┌──

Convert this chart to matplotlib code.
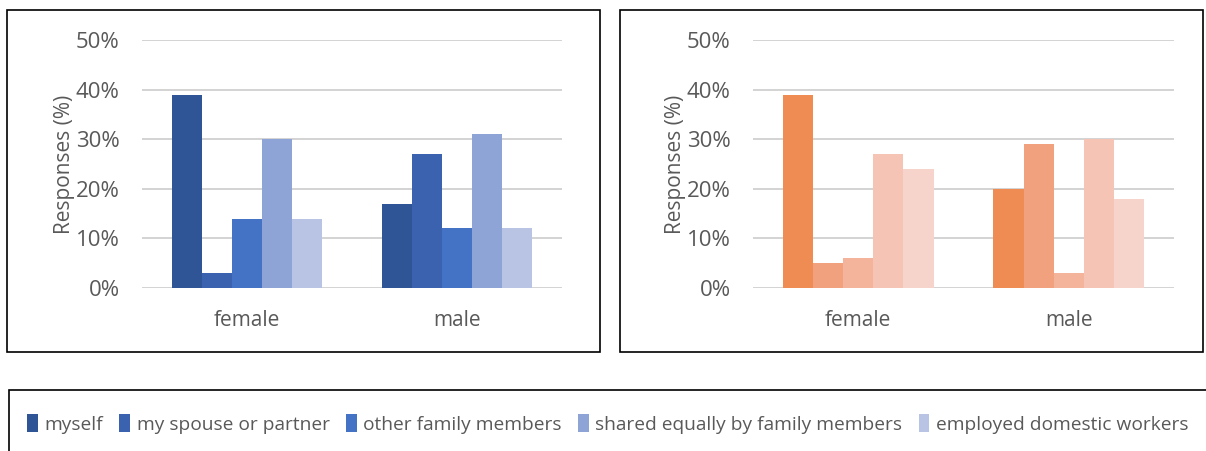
import matplotlib.pyplot as plt
from matplotlib.patches import Rectangle
import numpy as np

# data
groups = ['female', 'male']
series = ['myself', 'my spouse or partner', 'other family members',
          'shared equally by family members', 'employed domestic workers']
left_vals = [[39, 17], [3, 27], [14, 12], [30, 31], [14, 12]]
right_vals = [[39, 20], [5, 29], [6, 3], [27, 30], [24, 18]]

blues = ['#2F5597', '#3A62AE', '#4472C4', '#8FA4D6', '#B9C3E3']
oranges = ['#EE8C54', '#F1A17E', '#F4B49B', '#F6C4B5', '#F7D4CB']

plt.rcParams['font.family'] = ['Open Sans', 'DejaVu Sans']
grey = '#595959'

W, H = 1206, 451
fig = plt.figure(figsize=(W / 100, H / 100), dpi=100)


def px_box(x0, y0, x1, y1):
    return [x0 / W, 1 - y1 / H, (x1 - x0) / W, (y1 - y0) / H]


# panel frames
for x0, y0, x1, y1 in [(7, 10, 600, 352), (620, 10, 1203, 352), (9, 390, 1260, 480)]:
    fig.patches.append(Rectangle((x0 / W, 1 - y1 / H), (x1 - x0) / W, (y1 - y0) / H,
                                 transform=fig.transFigure, fill=False,
                                 edgecolor='black', linewidth=1.2))

bw = 0.143
x = np.arange(len(groups))


def draw(ax, vals, colors):
    for i, (v, c) in enumerate(zip(vals, colors)):
        ax.bar(x + (i - 2) * bw, v, width=bw, color=c, label=series[i], zorder=3)
    ax.set_xlim(-0.5, 1.5)
    ax.set_ylim(0, 50)
    ax.set_yticks(range(0, 51, 10))
    ax.set_yticklabels([f'{t}%' for t in range(0, 51, 10)])
    ax.set_xticks(x)
    ax.set_xticklabels(groups)
    ax.grid(axis='y', color='#D0D0D0', linewidth=1.3, zorder=0)
    for s in ax.spines.values():
        s.set_visible(False)
    ax.tick_params(length=0, colors=grey)
    ax.tick_params(axis='y', pad=16, labelsize=16)
    ax.tick_params(axis='x', pad=16, labelsize=15)
    ax.set_ylabel('Responses (%)', color=grey, fontsize=15, labelpad=1)


ax1 = fig.add_axes(px_box(142, 40, 562, 288))
draw(ax1, left_vals, blues)
ax2 = fig.add_axes(px_box(753, 40, 1174, 288))
draw(ax2, right_vals, oranges)

handles, labels = ax1.get_legend_handles_labels()
fig.legend(handles, labels, loc='center left', bbox_to_anchor=(10 / W, 1 - 424 / H),
           ncol=5, frameon=False, fontsize=13.8, labelcolor=grey,
           handlelength=0.55, handleheight=1.0, handletextpad=0.35, columnspacing=0.85)

fig.savefig('out.png', dpi=100)
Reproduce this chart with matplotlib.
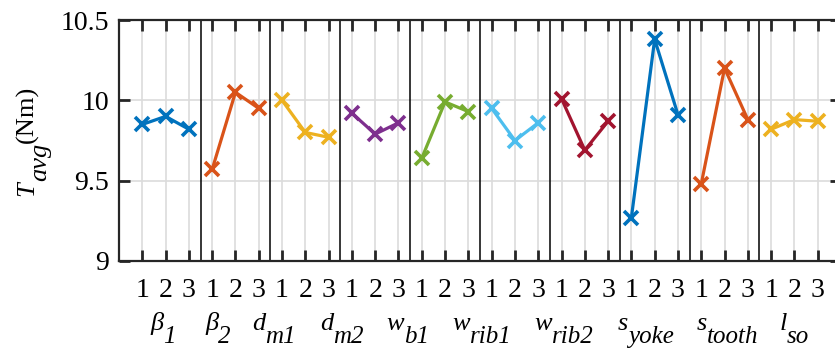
import matplotlib
matplotlib.use('Agg')
import matplotlib.pyplot as plt
import numpy as np

# factor symbols and their subscripts
symbols = ['β', 'β', 'd', 'd', 'w', 'w', 'w', 's', 's', 'l']
subscripts = ['1', '2', 'm1', 'm2', 'b1', 'rib1', 'rib2', 'yoke', 'tooth', 'so']
levels = ['1', '2', '3']

# average torque (Nm) per factor at levels 1, 2, 3
t_beta1 = [9.85, 9.90, 9.82]
t_beta2 = [9.57, 10.05, 9.95]
t_dm1 = [10.00, 9.80, 9.77]
t_dm2 = [9.92, 9.79, 9.86]
t_wb1 = [9.64, 9.99, 9.93]
t_wrib1 = [9.95, 9.75, 9.86]
t_wrib2 = [10.01, 9.69, 9.87]
t_syoke = [9.27, 10.38, 9.91]
t_stooth = [9.48, 10.20, 9.88]
t_lso = [9.82, 9.88, 9.87]
series = [t_beta1, t_beta2, t_dm1, t_dm2, t_wb1, t_wrib1, t_wrib2, t_syoke, t_stooth, t_lso]

colors = ['#0072BD', '#D95319', '#EDB120', '#7E2F8E', '#77AC30',
          '#4DBEEE', '#A2142F', '#0072BD', '#D95319', '#EDB120']

# left edge of each factor label, in x data units
label_x = [1.33, 3.69, 5.71, 8.63, 11.5, 14.33, 17.85, 21.4, 24.8, 28.37]

plt.rcParams['font.family'] = 'serif'
plt.rcParams['font.serif'] = ['Liberation Serif']
FONT = 'Liberation Serif'

W, H = 835, 349
fig = plt.figure(figsize=(W / 100, H / 100), dpi=100)
ax = fig.add_axes([119 / W, (H - 261) / H, 722 / W, 241 / H])

n = len(series)
xt = []
for g, vals in enumerate(series):
    x = np.arange(3) + 3 * g + 1
    xt.extend(x)
    ax.plot(x, vals, color=colors[g], lw=2.3, marker='x', ms=10, mew=2.6, zorder=3)
    if g > 0:
        ax.axvline(3 * g + 0.5, color='black', lw=1.1, zorder=2)

ax.set_xlim(0, 3 * n + 1)
ax.set_ylim(9, 10.5)
ax.set_xticks(xt)
ax.set_xticklabels(levels * n, fontsize=20, family=FONT)
ax.set_yticks([9, 9.5, 10, 10.5])
ax.set_yticklabels(['9', '9.5', '10', '10.5'], fontsize=20, family=FONT)
ax.grid(True, color='#dcdcdc', lw=1.2, zorder=0)
ax.set_axisbelow(True)
ax.tick_params(axis='both', direction='in', length=8, width=2, color='#262626',
               top=True, right=True)
ax.tick_params(axis='x', pad=12)
ax.tick_params(axis='y', pad=7)
for sp in ax.spines.values():
    sp.set_color('#262626')
    sp.set_linewidth(1.6)

fig.canvas.draw()
renderer = fig.canvas.get_renderer()

# factor labels: italic symbol with a full size, lowered subscript
for sym, sub, lx in zip(symbols, subscripts, label_x):
    px = ax.transData.transform((lx, 9))[0]
    t1 = fig.text(px / W, (H - 330) / H, sym, fontsize=19, style='italic',
                  family=FONT, ha='left', va='baseline')
    ext = t1.get_window_extent(renderer)
    fig.text(ext.x1 / W, (H - 343) / H, sub, fontsize=18, style='italic',
             family=FONT, ha='left', va='baseline')

# y label T_avg(Nm), rotated, centred on the axes
pieces = [('T', 0, 'italic'), ('avg', 13, 'italic'), ('(Nm)', 0, 'normal')]
texts = []
for s, dx, st in pieces:
    t = fig.text(0, 0, s, fontsize=19, style=st, family=FONT, rotation=90,
                 rotation_mode='anchor', ha='left', va='baseline')
    texts.append((t, dx))
lengths = [t.get_window_extent(renderer).height for t, dx in texts]
y0 = (H - 141) - sum(lengths) / 2
for (t, dx), ln in zip(texts, lengths):
    t.set_position(((33 + dx) / W, y0 / H))
    y0 += ln

fig.savefig('out.png', dpi=100)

└──

### Exercise instructions
Begin with the line that contains "Reproduce this chart with matplotlib.", end with the line that contains "levels = ['1', '2', '3']", and set down every line in that range exactly as it stands, minus the pictures.

### Solved exercise
Reproduce this chart with matplotlib.
import matplotlib
matplotlib.use('Agg')
import matplotlib.pyplot as plt
import numpy as np

# factor symbols and their subscripts
symbols = ['β', 'β', 'd', 'd', 'w', 'w', 'w', 's', 's', 'l']
subscripts = ['1', '2', 'm1', 'm2', 'b1', 'rib1', 'rib2', 'yoke', 'tooth', 'so']
levels = ['1', '2', '3']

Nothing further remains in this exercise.